Aspirin cancer-reduction trials would probably be judged unethical

27 Mar 2009

Evidence exists for the protective effects exerted by aspirin on cancer, especially colorectal cancer. However, there would be ethical constraints on conducting randomised controlled trials to gather evidence, and aspirin has side effects such as bleeding. This means that more evidence from all possible sources is needed, and work should be done to create a safer form of aspirin.

The issues are discussed in a Review published Online and in an upcoming edition of The Lancet, written by Professor Peter Elwood, University of Cardiff, UK, and Dr Alison Gallagher, Northern Ireland Centre for Food and Health, University of Ulster, UK, and colleagues.

Aspirin has well documented benefits on vascular disease, but the most conclusive evidence for an association between aspirin and cancer would be shown by randomised controlled trials. However, the risks of vascular events and cancer increase with age, and the denial of vascular benefits to participants in the control group of new cancer-reduction trials would probably be judged unethical.

The development of polyps in the colon or rectum is a precursor to colorectal cancer. Various studies have shown aspirin to reduce the risk of polyps recurring or new polyps forming. Advanced polyps seemed to be affected more by aspirin, suggesting that its effect might increase in the later stages of the polyp changing into fully blown cancer. Regular reports from the US Nurses’ Health Study of some 80,000 women showed a 12% reduction in cancer deaths with aspirin use, which became statistically significant by 10 years and increased to 44% by 20 years.

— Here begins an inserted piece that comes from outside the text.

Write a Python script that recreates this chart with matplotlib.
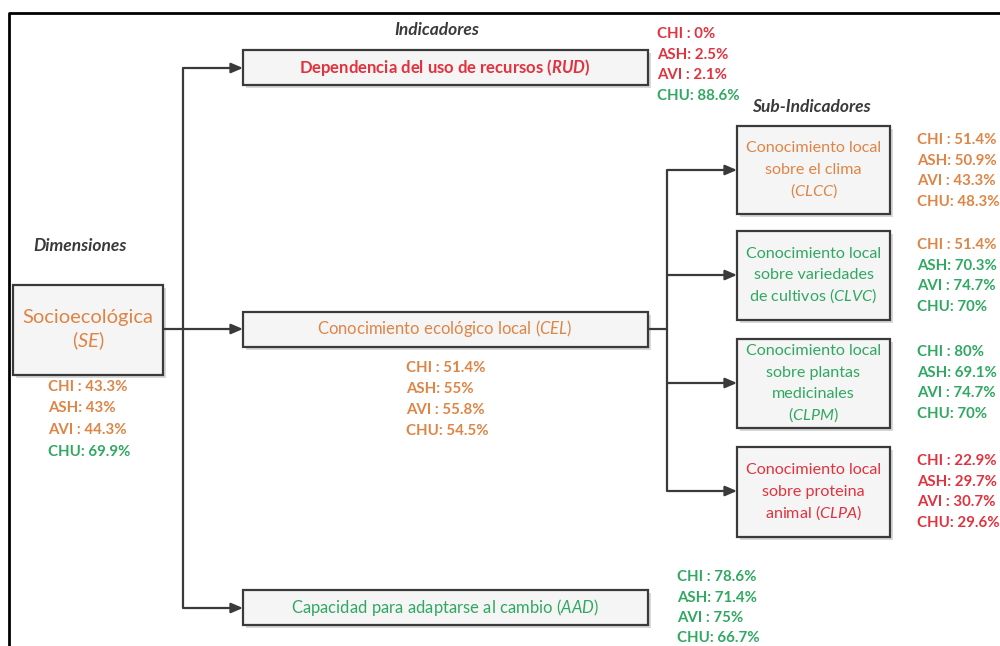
import matplotlib
matplotlib.use("Agg")
import matplotlib.pyplot as plt
from matplotlib.patches import Rectangle

plt.rcParams['font.family'] = ['Lato', 'DejaVu Sans']
plt.rcParams['mathtext.fontset'] = 'custom'
plt.rcParams['mathtext.rm'] = 'Lato'
plt.rcParams['mathtext.it'] = 'Lato:italic'
plt.rcParams['mathtext.bf'] = 'Lato:bold'
plt.rcParams['mathtext.bfit'] = 'Lato:italic:bold'

# ---------------- data ----------------
communities = ['CHI : ', 'ASH: ', 'AVI : ', 'CHU: ']
se_vals   = [43.3, 43, 44.3, 69.9]
rud_vals  = [0, 2.5, 2.1, 88.6]
cel_vals  = [51.4, 55, 55.8, 54.5]
aad_vals  = [78.6, 71.4, 75, 66.7]
clcc_vals = [51.4, 50.9, 43.3, 48.3]
clvc_vals = [51.4, 70.3, 74.7, 70]
clpm_vals = [80, 69.1, 74.7, 70]
clpa_vals = [22.9, 29.7, 30.7, 29.6]

RED = '#e2323e'
ORANGE = '#de8546'
GREEN = '#30a862'
EDGE = '#3a3a3a'
HEAD = '#3a3a3a'

def vcolor(v):
    if v < 40:
        return RED
    if v < 60:
        return ORANGE
    return GREEN

fig = plt.figure(figsize=(10, 6.46), dpi=100)
ax = fig.add_axes([0, 0, 1, 1])
ax.set_xlim(0, 1000)
ax.set_ylim(646, 0)
ax.axis('off')

# outer frame
ax.plot([9, 9, 1000], [646, 13, 13], color='black', lw=2, solid_capstyle='butt')

def box(x0, y0, x1, y1):
    ax.add_patch(Rectangle((x0 + 3, y0 + 3), x1 - x0, y1 - y0, facecolor='#d8d8d8',
                           edgecolor='none', zorder=1))
    ax.add_patch(Rectangle((x0, y0), x1 - x0, y1 - y0, facecolor='#f5f5f5',
                           edgecolor=EDGE, lw=1.6, zorder=2))

def arrow(x0, y0, x1, y1):
    ax.annotate('', xy=(x1, y1), xytext=(x0, y0),
                arrowprops=dict(arrowstyle='-|>,head_length=0.7,head_width=0.3',
                                color=EDGE, lw=1.6, shrinkA=0, shrinkB=0), zorder=3)

def line(xs, ys):
    ax.plot(xs, ys, color=EDGE, lw=1.6, zorder=3, solid_capstyle='butt')

def values(vals, x, y0, dy=20.8, size=10.8):
    for i, (c, v) in enumerate(zip(communities, vals)):
        ax.text(x, y0 + i * dy, f'{c}{v:g}%', color=vcolor(v), fontsize=size,
                fontweight='bold', ha='left', va='center', zorder=4)

def lines(x, yc, txts, color, size, dy, weight='normal'):
    n = len(txts)
    for i, t in enumerate(txts):
        yy = yc + (i - (n - 1) / 2) * dy
        ax.text(x, yy + size * 0.42, t, fontsize=size, color=color, ha='center',
                va='baseline', fontweight=weight, zorder=4)

# headers
hdr = dict(fontsize=12.5, style='italic', fontweight='bold', color=HEAD,
           ha='center', va='center')
ax.text(437, 30, 'Indicadores', **hdr)
ax.text(811, 107, 'Sub-Indicadores', **hdr)
ax.text(80, 246, 'Dimensiones', **hdr)

# connectors
line([183, 183], [68, 608])
arrow(183, 68, 243, 68)
arrow(163, 329, 243, 329)
arrow(183, 608, 243, 608)
line([648, 667], [329, 329])
line([667, 667], [170, 491])
for yy in [170, 275, 383, 491]:
    arrow(667, yy, 737, yy)

# SE box
box(13, 285, 163, 375)
lines(88, 329, ['Socioecológica', '($\\mathit{SE}$)'], ORANGE, 14.5, 24)
values(se_vals, 48, 387, dy=21.5)

# indicator boxes
box(243, 50, 648, 85)
lines(445, 67.5, ['Dependencia del uso de recursos ($\\mathbfit{RUD}$)'], RED, 12, 0,
      weight='bold')
values(rud_vals, 657, 34, dy=20.7)

box(243, 312, 648, 347)
lines(445, 329, ['Conocimiento ecológico local ($\\mathit{CEL}$)'], ORANGE, 12, 0)
values(cel_vals, 406, 368, dy=21)

box(243, 590, 648, 625)
lines(445, 607.5, ['Capacidad para adaptarse al cambio ($\\mathit{AAD}$)'], GREEN, 12, 0)
values(aad_vals, 677, 577, dy=20.5)

# sub-indicator boxes
subs = [
    (126, 214, ['Conocimiento local', 'sobre el clima', '($\\mathit{CLCC}$)'], ORANGE, clcc_vals, 140),
    (231, 320, ['Conocimiento local', 'sobre variedades', 'de cultivos ($\\mathit{CLVC}$)'], GREEN, clvc_vals, 245),
    (339, 428, ['Conocimiento local', 'sobre plantas', 'medicinales', '($\\mathit{CLPM}$)'], GREEN, clpm_vals, 352),
    (447, 537, ['Conocimiento local', 'sobre proteina', 'animal ($\\mathit{CLPA}$)'], RED, clpa_vals, 461),
]
for y0, y1, txt, col, vals, vy in subs:
    box(737, y0, 890, y1)
    lines(813.5, (y0 + y1) / 2 - 1, txt, col, 11.6, 21.5)
    values(vals, 917, vy, dy=20.7)

fig.savefig('out.png', dpi=100)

Randomised studies of chemically induced cancer in animals show that
i) tumour suppression is greatest if aspirin use begins before or at the same time as exposure to the carcinogen;
ii) both selective and non-selective NSAIDs* inhibit tumour development;
iii) prophylaxis should continue without interruption. Plants also provide evidence of the benefits of aspirin, since the active ingredients of aspirin (salicylates) occur naturally in plants and exert a similar protective effect. Many herbs and spices are especially rich in salicylates, which could be of relevance to international differences in cancer incidence.

The dose of aspirin needed to exert a protective effect is not known. Two studies have suggested 81mg daily may be effective, but others have suggested higher doses of 300mg or more could be necessary. Several studies have identified the importance of duration and continuity of use, for example in the Nurse’s Health Study noted above.
The authors conclude by calling for more evidence from every possible source on the effect of aspirin on cancer, and say: “Aspirin is prone to undesirable side-effects, in particular bleeding, and development of a safer form of aspirin, or a drug combination, should be urgently undertaken to improve the risk-benefit balance.
“The risk-benefit balance of aspirin for cancer prophylaxis should be assessed in conjunction with its well-established benefits in vascular disease.”

Professor Elwood adds: “Aspirin is readily available over-the-counter and we must recognise that it is the patient’s own evaluation of the risk and benefits of aspirin that count in the end. Our responsibility is to inform the public of these risks and benefits in as balanced a way as possible.”